Amazon Web Services announced Friday the availability of Amazon Redshift, a new data warehousing service AWS is positioning as a lower-cost and big data-ready alternative to traditional enterprise data warehouses.
Originally unveiled by AWS at its re:Invent conference in November, Amazon Redshift is a cloud-based data warehousing solution that can scale to a petabyte of data or more, making it ideal for running the kinds of data-intensive applications associated with the quickly growing big data trend.
According to AWS, Redshift can be used to analyze “virtually any size data set,” but it can do so using the SQL-based business intelligence tools, such as those from SAP and Informatica, which many organizations already have in place. What’s more, AWS said Redshift’s reliance on columnar data storage and advanced compression techniques allows it to achieve “significantly higher” performance rates than traditional data warehouses.
AWS is also touting Redshift as a lower-cost solution compared to on-premise data warehouses. Pricing begins at $0.85 per hour for a 2-terabyte data warehouse, and it can scale up to a terabyte. Reserved instance pricing is $0.228 per hour or under $1,000 per terabyte per year, which AWS said is less than one-tenth the price of competing data warehouses.
“When we set out to build Amazon Redshift, we wanted to leverage the massive scale of AWS to deliver ten times the performance at one-tenth the cost of on-premise data warehouses in use today,” said Raju Gulabani, AWS’ vice president of database service, in a statement.
When AWS first announced Redshift in November, large customers including Netflix and NASA had already signed on to start testing the product. But, Redshift is also being targeted at smaller and mid-sized companies, which may not be able to pay the higher price points associated with some on-premise and private cloud-based data warehousing solutions.

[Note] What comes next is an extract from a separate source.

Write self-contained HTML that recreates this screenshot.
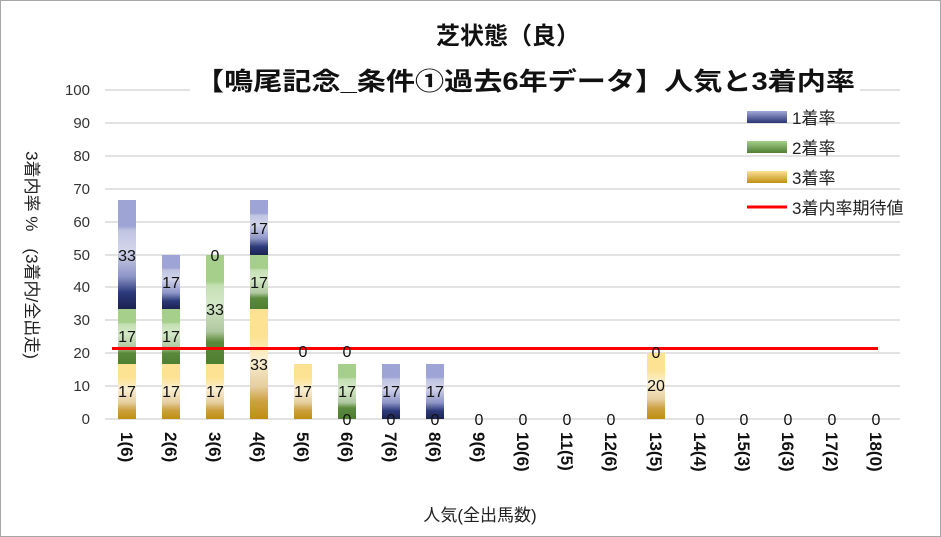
<!DOCTYPE html>
<html><head><meta charset="utf-8"><style>
html,body{margin:0;padding:0;background:#fff}
svg{display:block}
text{font-family:"Liberation Sans","Noto Sans CJK JP",sans-serif}
</style></head><body>
<svg width="941" height="537" viewBox="0 0 941 537" xmlns="http://www.w3.org/2000/svg">
<defs>
<linearGradient id="g3" x1="0" y1="1" x2="0" y2="0">
<stop offset="0" stop-color="#bf8f10"/><stop offset="0.16" stop-color="#cda040"/><stop offset="0.3" stop-color="#e6cfa0"/><stop offset="0.55" stop-color="#faefd3"/><stop offset="0.65" stop-color="#fde8b0"/><stop offset="0.75" stop-color="#fde294"/><stop offset="1" stop-color="#fde294"/>
</linearGradient>
<linearGradient id="g2" x1="0" y1="1" x2="0" y2="0">
<stop offset="0" stop-color="#4f7f30"/><stop offset="0.2" stop-color="#5a8a3a"/><stop offset="0.3" stop-color="#b0c8a0"/><stop offset="0.55" stop-color="#d3e8c6"/><stop offset="0.72" stop-color="#c5e0b4"/><stop offset="0.76" stop-color="#a5cf8a"/><stop offset="1" stop-color="#a5cf8a"/>
</linearGradient>
<linearGradient id="g1" x1="0" y1="1" x2="0" y2="0">
<stop offset="0" stop-color="#1c2250"/><stop offset="0.15" stop-color="#2c3a7c"/><stop offset="0.3" stop-color="#8f96c8"/><stop offset="0.55" stop-color="#d2d4ea"/><stop offset="0.72" stop-color="#c0c4e2"/><stop offset="0.76" stop-color="#9ea5d6"/><stop offset="1" stop-color="#9ea5d6"/>
</linearGradient>
<linearGradient id="l1" x1="0" y1="1" x2="0" y2="0"><stop offset="0" stop-color="#2a3472"/><stop offset="1" stop-color="#a0a8d8"/></linearGradient>
<linearGradient id="l2" x1="0" y1="1" x2="0" y2="0"><stop offset="0" stop-color="#4f7f30"/><stop offset="1" stop-color="#a5cf8a"/></linearGradient>
<linearGradient id="l3" x1="0" y1="1" x2="0" y2="0"><stop offset="0" stop-color="#bf8f10"/><stop offset="1" stop-color="#fde294"/></linearGradient>
</defs>
<rect x="0.5" y="0.5" width="940" height="536" fill="#fff" stroke="#a6a6a6"/>
<g stroke="#d9d9d9" stroke-width="1.5">
<line x1="105" x2="900" y1="90" y2="90"/><line x1="105" x2="900" y1="123" y2="123"/>
<line x1="105" x2="900" y1="156" y2="156"/><line x1="105" x2="900" y1="189" y2="189"/>
<line x1="105" x2="900" y1="222" y2="222"/><line x1="105" x2="900" y1="255" y2="255"/>
<line x1="105" x2="900" y1="287" y2="287"/><line x1="105" x2="900" y1="320" y2="320"/>
<line x1="105" x2="900" y1="353" y2="353"/><line x1="105" x2="900" y1="386" y2="386"/>
<line x1="105" x2="900" y1="419" y2="419"/>
</g>
<g font-size="15" fill="#333" text-anchor="end">
<text x="90" y="95">100</text><text x="90" y="128">90</text><text x="90" y="161">80</text>
<text x="90" y="194">70</text><text x="90" y="227">60</text><text x="90" y="260">50</text>
<text x="90" y="292">40</text><text x="90" y="325">30</text><text x="90" y="358">20</text>
<text x="90" y="391">10</text><text x="90" y="424">0</text>
</g>
<g>
<rect x="118" y="364" width="18" height="55" fill="url(#g3)"/><rect x="118" y="309" width="18" height="55" fill="url(#g2)"/><rect x="118" y="200" width="18" height="109" fill="url(#g1)"/>
<rect x="162" y="364" width="18" height="55" fill="url(#g3)"/><rect x="162" y="309" width="18" height="55" fill="url(#g2)"/><rect x="162" y="255" width="18" height="54" fill="url(#g1)"/>
<rect x="206" y="364" width="18" height="55" fill="url(#g3)"/><rect x="206" y="255" width="18" height="109" fill="url(#g2)"/>
<rect x="250" y="309" width="18" height="110" fill="url(#g3)"/><rect x="250" y="255" width="18" height="54" fill="url(#g2)"/><rect x="250" y="200" width="18" height="55" fill="url(#g1)"/>
<rect x="294" y="364" width="18" height="55" fill="url(#g3)"/>
<rect x="338" y="364" width="18" height="55" fill="url(#g2)"/>
<rect x="382" y="364" width="18" height="55" fill="url(#g1)"/>
<rect x="426" y="364" width="18" height="55" fill="url(#g1)"/>
<rect x="647" y="353" width="18" height="66" fill="url(#g3)"/>
</g>
<line x1="112" x2="878" y1="348.5" y2="348.5" stroke="#ff0000" stroke-width="3"/>
<g font-size="16" fill="#111" text-anchor="middle">
<text x="127" y="397">17</text><text x="127" y="342">17</text><text x="127" y="261">33</text>
<text x="171" y="397">17</text><text x="171" y="342">17</text><text x="171" y="288">17</text>
<text x="215" y="397">17</text><text x="215" y="315">33</text><text x="215" y="261">0</text>
<text x="259" y="370">33</text><text x="259" y="288">17</text><text x="259" y="234">17</text>
<text x="303" y="397">17</text><text x="303" y="357">0</text>
<text x="347" y="397">17</text><text x="347" y="357">0</text><text x="347" y="425">0</text>
<text x="391" y="397">17</text><text x="391" y="425">0</text>
<text x="435" y="397">17</text><text x="435" y="425">0</text>
<text x="479" y="425">0</text><text x="523" y="425">0</text><text x="567" y="425">0</text><text x="611" y="425">0</text>
<text x="656" y="391">20</text><text x="656" y="358">0</text>
<text x="700" y="425">0</text><text x="744" y="425">0</text><text x="788" y="425">0</text><text x="832" y="425">0</text><text x="876" y="425">0</text>
</g>
<g font-size="17" font-weight="bold" fill="#111">
<text transform="translate(121,432) rotate(90)">1(6)</text>
<text transform="translate(165,432) rotate(90)">2(6)</text>
<text transform="translate(209,432) rotate(90)">3(6)</text>
<text transform="translate(253,432) rotate(90)">4(6)</text>
<text transform="translate(297,432) rotate(90)">5(6)</text>
<text transform="translate(341,432) rotate(90)">6(6)</text>
<text transform="translate(385,432) rotate(90)">7(6)</text>
<text transform="translate(429,432) rotate(90)">8(6)</text>
<text transform="translate(473,432) rotate(90)">9(6)</text>
<text transform="translate(517,432) rotate(90)">10(6)</text>
<text transform="translate(561,432) rotate(90)">11(5)</text>
<text transform="translate(605,432) rotate(90)">12(6)</text>
<text transform="translate(650,432) rotate(90)">13(5)</text>
<text transform="translate(694,432) rotate(90)">14(4)</text>
<text transform="translate(738,432) rotate(90)">15(3)</text>
<text transform="translate(782,432) rotate(90)">16(3)</text>
<text transform="translate(826,432) rotate(90)">17(2)</text>
<text transform="translate(870,432) rotate(90)">18(0)</text>
</g>
<text x="480" y="521" font-size="17" fill="#222" text-anchor="middle">人気(全出馬数)</text>
<text transform="translate(26,255) rotate(90)" font-size="17" fill="#222" text-anchor="middle">3着内率 %　(3着内/全出走)</text>
<text x="508" y="44" font-size="24" font-weight="bold" fill="#111" text-anchor="middle">芝状態（良）</text>
<rect x="190" y="68" width="670" height="30" fill="#fff"/>
<text x="195" y="90" font-size="25" font-weight="bold" fill="#111" textLength="660" lengthAdjust="spacingAndGlyphs">【鳴尾記念_条件①過去6年データ】人気と3着内率</text>
<g font-size="17" fill="#222">
<rect x="747" y="111" width="40" height="12" fill="url(#l1)"/><text x="792" y="124">1着率</text>
<rect x="747" y="141" width="40" height="12" fill="url(#l2)"/><text x="792" y="154">2着率</text>
<rect x="747" y="171" width="40" height="12" fill="url(#l3)"/><text x="792" y="184">3着率</text>
<line x1="747" x2="787" y1="207" y2="207" stroke="#ff0000" stroke-width="3"/><text x="792" y="214">3着内率期待値</text>
</g>
</svg>
</body></html>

“With order of magnitude improvements in price/performance, Amazon Redshift makes big data analytics accessible to more people, allowing large organizations to analyze more of their data and smaller ones to afford fast, scalable data warehousing technology,” Gulabani said in the statement.
Kevin Chu, director of systems and infrastructure at Digitaria, a San Diego, Calif.-based AWS partner, said he views Redshift as a solid AWS offering, namely because it’s easy to deploy and doesn’t require his customer base to completely overhaul their existing BI environments.
“I had a chance to meet with the AWS Database Services team during re:Invent when Redshift was first announced and in my opinion it is a great offering. As with most AWS services, it essentially removes the upfront CapEx of building a data warehousing environment and moves it to the cloud, freeing up IT resources,” Chu told CRN in an emailed statement. “Users are able to continue using the business intelligence tools they have licensed and are comfortable with. We are currently identifying some opportunities that would benefit from Redshift.”
Amazon Redshift will go head-to-head with private cloud-based data warehousing solutions from companies including Oracle, IBM and HP. Without mentioning names, Amazon in November made jabs at vendors like these, arguing that they may tout their private cloud solutions as being secure and manageable, but they miss the boat when it comes to scale, agility and cost.
Amazon said Redshift is now generally available in the U.S. East Coast from its North Virginia-based data center and will be rolled out to other centers in the coming months.